I thought I'd post my experiences in the hope that it helps someone.

I recently purchased a Hitachi DKR2D-J72FC off ebay that shows internally as a DKR1C-J72FC with a firmware revision of D2W4 for use in a Sun Blade 1000 workstation with a Qlogic 2200 FC controller. According to the seller, the drive came from a StorEdge array that was used with AIX so the drive was formatted with a block size of 520 and would require low level formatting to a block size of 512.

The first step in getting this drive to work involved setting a jumper on pins 13 & 14 so the drive would autospin. This allows the Sun Blade 1000 to actually see the drive. However, even though Solaris could see the drive, the Solaris format utility was unable to format/label the drive.

I solved the format problem by downloading and compiling sg3_utils and used the sg_format program which has a convenient parameter for the block size to low-level format the drive to a 512-byte block size. After that, despite the fact that Solaris could see the drive and could see it was formatted to a 512-byte block size the Solaris format utility was still unable to write a partition table/label (e.g: error writing VTOC error) to the drive.

After several days, I finally stumbled upon a solution and it is nothing short of bizarre. For whatever reason this drive refuses to allow writes to it unless the write cache bit has been enabled.
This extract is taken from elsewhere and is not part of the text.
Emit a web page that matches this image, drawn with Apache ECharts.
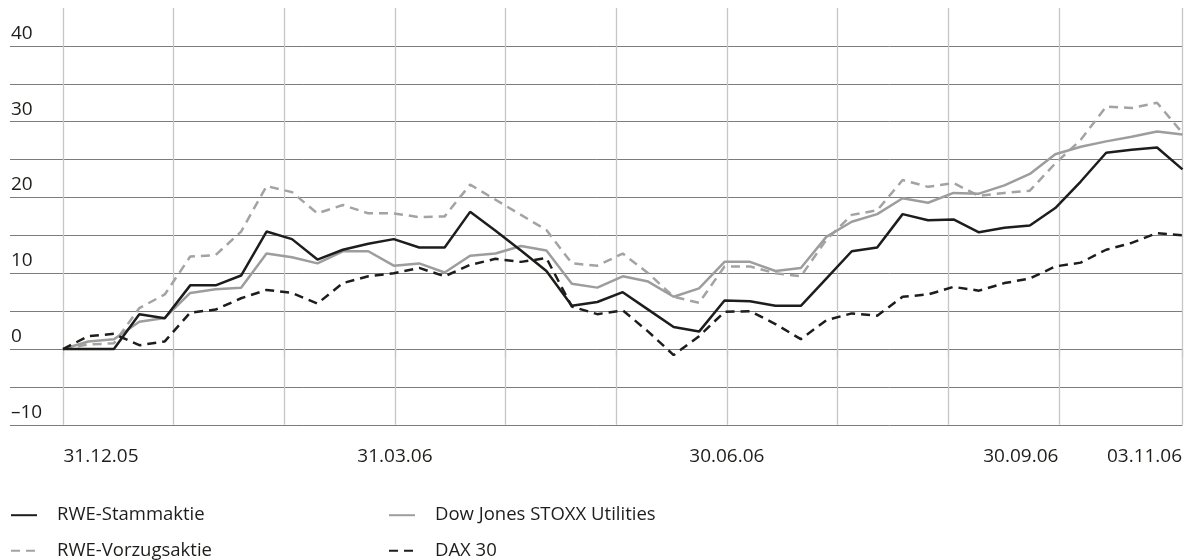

As the Solaris format utility is unable to change this parameter, I downloaded and compiled another tool called sdparm and used the following command to enable the write cache:
sdparm --set=WCE=1 /dev/rdsk/[device]s0

After enabling the write cache, the Solaris format utility was immediately able to write a label to the drive and I was able to create a filesystem and mount it. The drive passes all read/write surface tests I've thrown at it and works normally as long as the write cache bit remains enabled. If I disable the write cache it will immediately revert to the old behavior where any attempt to write to the drive results in an I/O error.

It's almost like the firmware on the drive is using that flag as some sort of global write-protection flag. This is really strange but since I don't require 100% data integrity I can live with the write cache being enabled. I hope this information helps anyone else that might be struggling trying to get one of these drives to work.